RNW Press Review, Wednesday 28 May 2008
Catch the news in brief from the roundup of today’s press from Radio Netherlands.28 May 2008
Herfkens expresses amazement by current furore.
De Volkskrant today leads with the continuing saga of Eveline Herfkens, the former Dutch Development Co-operation minister. She received USD 280,000 in Dutch subsidies for her apartment in New York when she went to work for the United Nations. The payment was in breach of UN rules.
Foreign Minister Maxime Verhagen is threatening legal action to get Herfkens to pay the money back and says she should have known she was not entitled to the payments, citing a UN report on the case.
Herfkens, however, tells the paper: "I did break the UN's rules, but unintentionally and acting in good faith. It's a matter for me and the UN."
In an interview, she goes on to say she is "amazed" by the current furore and describes the campaign to get her to pay the money back as "character assassination". However, she confides to the paper that "if it doesn't go well, I'll pay".
De Telegraaf tells us that Herfkens has admitted being careless and that MPs want her to cough up. The paper also says that the foreign office may agree to a settlement in which she returns at least some of the money. However, it goes on to quote one Socialist Party MP as arguing that "ordinary citizens aren't offered settlements in comparable situations".
Fees for mortgages drop
NRC Handelsblad reports that notary's fees for arranging mortgages have been dropping steadily since 1999 when the law was changed to allow market forces to regulate the profession.
Notaries' services around business and family practice and for the writing of wills and contracts have, on the other hand, continued to become more expensive.
An academic tells us that competition has meant that the quality of service has improved.
"Notaries have realised they have to be client-friendly," he says. However, despite brushing up their image, their fees for real estate work, which represents 70 percent of their income, have gone down. "Notaries have become more vulnerable in this field because large concerns can dictate conditions," he explains.
Milk price way too low
Trouw's front-page photo shows three young men waving flags while sitting on a muck-spreader which is spewing milk over a field. At first glance, you might think the picture illustrates the beginning of European Football Championships madness, but they are apparently protesting at the low price of milk.

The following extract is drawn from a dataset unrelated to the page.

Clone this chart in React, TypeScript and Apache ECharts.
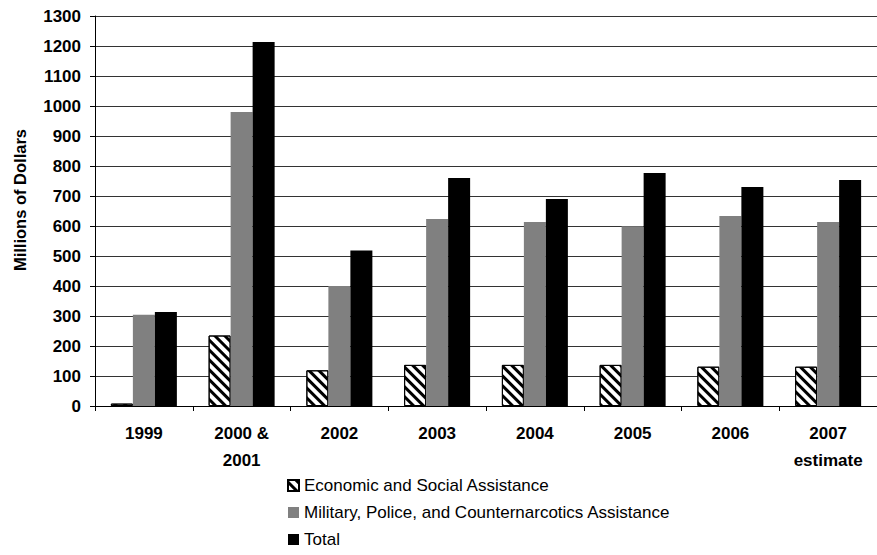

This has led the Dutch Dairy Board to advise farmers to destroy their milk. The idea is to force the price up by halting deliveries to factories.
Late in 2007, the price peaked at just under EUR 0.50 cents per litre but has since fallen to around EUR 0.35 cents.
The farmers say today's price fails to cover recent rises in production costs, partly due to hikes in the price of diesel fuel. An agricultural sector spokesman, however, says destroying milk gives the wrong signal and "will not be understood, especially in this time of high food prices, when nearly one billion people regularly have too little to eat".
Work longer, Dutch people
The AD's front page is largely given up to reporting Employment Minister Piet Hein Donner's plans to encourage people to stay in work beyond the present retirement age of 65.
He believes that our working lives must be lengthened to deal with demographic changes whereby a shrinking workforce will no longer be able to pay for a growing pensions bill.
"The exodus of elderly workers will only really begin in 2010. The inflow of young people will not be able to keep up with it," he tells us.
His plans include allowing companies to sack over-65-year-olds who become sick. They would then immediately begin collecting their pensions. People above retirement age would also be the first to be laid off during large-scale redundancies.
Computer problem leads to tax blunders
"Taxman's blunders" fumes De Telegraaf's headline. Apparently, thousands of tax payers have had either a pleasant surprise or a nasty shock after reading their tax demands.
A computer problem has resulted in people receiving thousands of euros too much or too little in mortgage allowances.
The paper reminds its mass readership that the Dutch audit office and MPs have both recently read the tax service the riot act on its impressively large list of blunders.
A spokeswoman from the tax office is at a loss: "We ourselves don't yet know what caused this error," she explains.